You may have to have done darkroom processing to
understand this concept. Not trying to insult your
intelligence, but it may make it a little harder.
Now if you look at a negative film (or part of one)
which hasn't been exposed, but has been developed, it
will be black. The more light that hits it through the
camera lens, the clearer it will become.
Black absorbs light, so not much light is reflected
back into your camera from a dark subject. Hence the
subject will have little detail. So, to increase the
light getting onto the film, and hence the detail, you
need to overexpose it a little, allowing more time for
light to enter the camera.
Then read what Chris said (below) about meters
compensating for light or dark backgrounds.
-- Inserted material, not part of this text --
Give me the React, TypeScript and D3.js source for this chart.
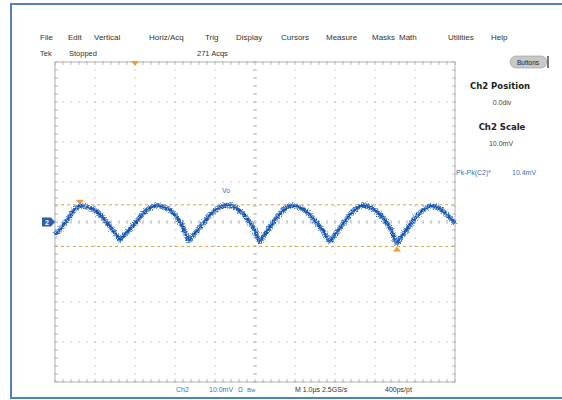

Hope this helps. It seemed to make more sense in my
head than typed out :)
Jody.
> > One problem i have when photograph horse jumping,
> is on a bright
> > day-dark horse-and a darkish background like trees
> with lots of
> > greenery,if i expose normaly the horse will be
> dark,harder to see,and
> > the trees nicely exposed.I usually overexpose a
> small amount but in
> > the manual for the sf-1 for ev examples it says to
> minus (-) the ev
> > for subjects infront of dark background and plus
> (+) if subjext is
> > infront of blue sky or snow. I'm sure the book is
> correct but my brain
> > seems to say this is back wards.
>
> As a rule, if the camera sees a lot of bright
> things, it will try to make
> them darker (to roughly 18% reflectance), so a
> bright background can
> darken a foreground subject, and you might want to
> overexpose a
> bit. Conversely, a dark background can cause your
> camera to
> overexpose. This is a function of meters that
> measure reflected
> light. If you measure incident / ambient light,
> your exposure will be the
> same regardless of what your subject is.